▶ Given problem:
Skip the pictures and quote all of the lines exactly.

▶ Supplied information:

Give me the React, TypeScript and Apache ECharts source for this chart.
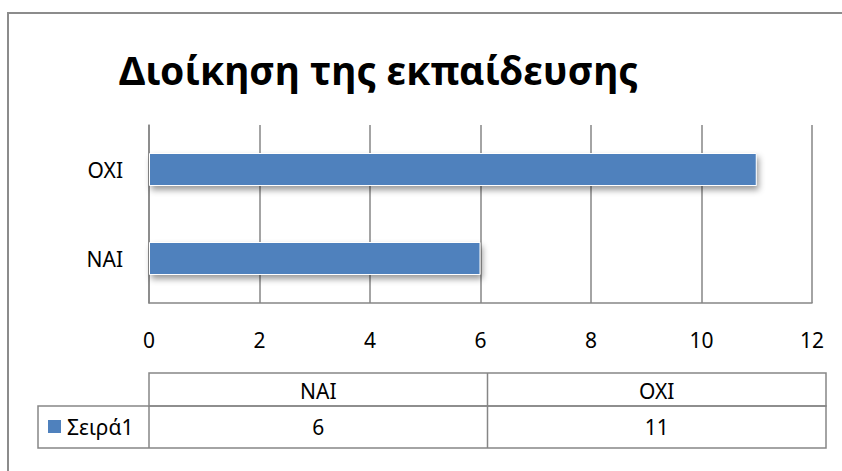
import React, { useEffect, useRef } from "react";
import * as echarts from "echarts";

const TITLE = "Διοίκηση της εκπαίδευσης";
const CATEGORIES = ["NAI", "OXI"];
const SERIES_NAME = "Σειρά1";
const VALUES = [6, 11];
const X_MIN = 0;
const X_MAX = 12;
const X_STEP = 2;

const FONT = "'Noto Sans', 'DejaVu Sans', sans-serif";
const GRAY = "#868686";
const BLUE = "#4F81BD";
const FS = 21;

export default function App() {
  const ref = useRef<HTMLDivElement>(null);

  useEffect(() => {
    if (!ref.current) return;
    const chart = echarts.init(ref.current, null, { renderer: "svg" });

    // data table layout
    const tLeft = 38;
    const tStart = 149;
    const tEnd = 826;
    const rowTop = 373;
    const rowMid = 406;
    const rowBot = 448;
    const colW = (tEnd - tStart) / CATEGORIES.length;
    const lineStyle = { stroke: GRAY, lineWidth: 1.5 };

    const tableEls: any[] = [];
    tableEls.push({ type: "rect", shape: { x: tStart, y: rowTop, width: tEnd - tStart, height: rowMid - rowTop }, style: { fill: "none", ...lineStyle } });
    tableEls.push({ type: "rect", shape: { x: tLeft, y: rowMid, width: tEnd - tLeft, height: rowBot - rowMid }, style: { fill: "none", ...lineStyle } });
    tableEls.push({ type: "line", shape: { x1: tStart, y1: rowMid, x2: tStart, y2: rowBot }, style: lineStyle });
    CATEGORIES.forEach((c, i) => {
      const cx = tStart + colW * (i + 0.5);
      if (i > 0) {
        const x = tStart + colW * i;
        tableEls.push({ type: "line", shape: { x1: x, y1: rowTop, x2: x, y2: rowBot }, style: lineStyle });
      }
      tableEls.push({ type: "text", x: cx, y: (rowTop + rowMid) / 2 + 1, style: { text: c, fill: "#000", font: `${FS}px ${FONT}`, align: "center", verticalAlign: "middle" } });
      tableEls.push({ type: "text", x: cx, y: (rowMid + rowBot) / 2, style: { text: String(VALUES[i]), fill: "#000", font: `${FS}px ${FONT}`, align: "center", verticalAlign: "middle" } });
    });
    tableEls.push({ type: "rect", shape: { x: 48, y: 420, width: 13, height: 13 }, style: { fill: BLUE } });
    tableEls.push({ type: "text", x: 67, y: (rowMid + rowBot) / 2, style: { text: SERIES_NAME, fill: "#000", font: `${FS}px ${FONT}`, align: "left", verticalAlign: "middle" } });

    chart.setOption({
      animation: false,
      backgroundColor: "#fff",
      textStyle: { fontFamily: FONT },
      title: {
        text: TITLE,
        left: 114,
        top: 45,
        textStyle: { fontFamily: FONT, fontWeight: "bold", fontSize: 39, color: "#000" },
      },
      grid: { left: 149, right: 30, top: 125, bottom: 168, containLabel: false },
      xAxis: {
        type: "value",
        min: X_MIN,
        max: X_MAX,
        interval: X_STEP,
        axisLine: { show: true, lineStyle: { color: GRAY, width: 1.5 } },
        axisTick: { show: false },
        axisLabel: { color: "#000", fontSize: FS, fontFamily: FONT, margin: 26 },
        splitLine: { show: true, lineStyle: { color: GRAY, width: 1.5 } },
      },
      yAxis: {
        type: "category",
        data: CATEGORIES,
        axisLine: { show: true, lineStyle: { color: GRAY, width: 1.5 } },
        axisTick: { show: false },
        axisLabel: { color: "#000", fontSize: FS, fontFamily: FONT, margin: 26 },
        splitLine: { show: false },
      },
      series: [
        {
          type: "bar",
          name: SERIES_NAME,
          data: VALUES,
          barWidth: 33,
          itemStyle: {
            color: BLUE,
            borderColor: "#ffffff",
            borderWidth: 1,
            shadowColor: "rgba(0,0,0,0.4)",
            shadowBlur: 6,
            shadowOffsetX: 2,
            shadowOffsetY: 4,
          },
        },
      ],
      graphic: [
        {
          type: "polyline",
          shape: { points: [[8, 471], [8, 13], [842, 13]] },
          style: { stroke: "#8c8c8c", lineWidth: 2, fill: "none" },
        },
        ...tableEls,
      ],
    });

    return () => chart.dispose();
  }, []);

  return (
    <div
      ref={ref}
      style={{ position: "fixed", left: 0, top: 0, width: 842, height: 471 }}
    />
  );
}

▶ Answer in full:
Give me the React, TypeScript and Apache ECharts source for this chart.
import React, { useEffect, useRef } from "react";
import * as echarts from "echarts";

const TITLE = "Διοίκηση της εκπαίδευσης";
const CATEGORIES = ["NAI", "OXI"];
const SERIES_NAME = "Σειρά1";
const VALUES = [6, 11];
const X_MIN = 0;
const X_MAX = 12;
const X_STEP = 2;

const FONT = "'Noto Sans', 'DejaVu Sans', sans-serif";
const GRAY = "#868686";
const BLUE = "#4F81BD";
const FS = 21;

export default function App() {
  const ref = useRef<HTMLDivElement>(null);

  useEffect(() => {
    if (!ref.current) return;
    const chart = echarts.init(ref.current, null, { renderer: "svg" });

    // data table layout
    const tLeft = 38;
    const tStart = 149;
    const tEnd = 826;
    const rowTop = 373;
    const rowMid = 406;
    const rowBot = 448;
    const colW = (tEnd - tStart) / CATEGORIES.length;
    const lineStyle = { stroke: GRAY, lineWidth: 1.5 };

    const tableEls: any[] = [];
    tableEls.push({ type: "rect", shape: { x: tStart, y: rowTop, width: tEnd - tStart, height: rowMid - rowTop }, style: { fill: "none", ...lineStyle } });
    tableEls.push({ type: "rect", shape: { x: tLeft, y: rowMid, width: tEnd - tLeft, height: rowBot - rowMid }, style: { fill: "none", ...lineStyle } });
    tableEls.push({ type: "line", shape: { x1: tStart, y1: rowMid, x2: tStart, y2: rowBot }, style: lineStyle });
    CATEGORIES.forEach((c, i) => {
      const cx = tStart + colW * (i + 0.5);
      if (i > 0) {
        const x = tStart + colW * i;
        tableEls.push({ type: "line", shape: { x1: x, y1: rowTop, x2: x, y2: rowBot }, style: lineStyle });
      }
      tableEls.push({ type: "text", x: cx, y: (rowTop + rowMid) / 2 + 1, style: { text: c, fill: "#000", font: `${FS}px ${FONT}`, align: "center", verticalAlign: "middle" } });
      tableEls.push({ type: "text", x: cx, y: (rowMid + rowBot) / 2, style: { text: String(VALUES[i]), fill: "#000", font: `${FS}px ${FONT}`, align: "center", verticalAlign: "middle" } });
    });
    tableEls.push({ type: "rect", shape: { x: 48, y: 420, width: 13, height: 13 }, style: { fill: BLUE } });
    tableEls.push({ type: "text", x: 67, y: (rowMid + rowBot) / 2, style: { text: SERIES_NAME, fill: "#000", font: `${FS}px ${FONT}`, align: "left", verticalAlign: "middle" } });

    chart.setOption({
      animation: false,
      backgroundColor: "#fff",
      textStyle: { fontFamily: FONT },
      title: {
        text: TITLE,
        left: 114,
        top: 45,
        textStyle: { fontFamily: FONT, fontWeight: "bold", fontSize: 39, color: "#000" },
      },
      grid: { left: 149, right: 30, top: 125, bottom: 168, containLabel: false },
      xAxis: {
        type: "value",
        min: X_MIN,
        max: X_MAX,
        interval: X_STEP,
        axisLine: { show: true, lineStyle: { color: GRAY, width: 1.5 } },
        axisTick: { show: false },
        axisLabel: { color: "#000", fontSize: FS, fontFamily: FONT, margin: 26 },
        splitLine: { show: true, lineStyle: { color: GRAY, width: 1.5 } },
      },
      yAxis: {
        type: "category",
        data: CATEGORIES,
        axisLine: { show: true, lineStyle: { color: GRAY, width: 1.5 } },
        axisTick: { show: false },
        axisLabel: { color: "#000", fontSize: FS, fontFamily: FONT, margin: 26 },
        splitLine: { show: false },
      },
      series: [
        {
          type: "bar",
          name: SERIES_NAME,
          data: VALUES,
          barWidth: 33,
          itemStyle: {
            color: BLUE,
            borderColor: "#ffffff",
            borderWidth: 1,
            shadowColor: "rgba(0,0,0,0.4)",
            shadowBlur: 6,
            shadowOffsetX: 2,
            shadowOffsetY: 4,
          },
        },
      ],
      graphic: [
        {
          type: "polyline",
          shape: { points: [[8, 471], [8, 13], [842, 13]] },
          style: { stroke: "#8c8c8c", lineWidth: 2, fill: "none" },
        },
        ...tableEls,
      ],
    });

    return () => chart.dispose();
  }, []);

  return (
    <div
      ref={ref}
      style={{ position: "fixed", left: 0, top: 0, width: 842, height: 471 }}
    />
  );
}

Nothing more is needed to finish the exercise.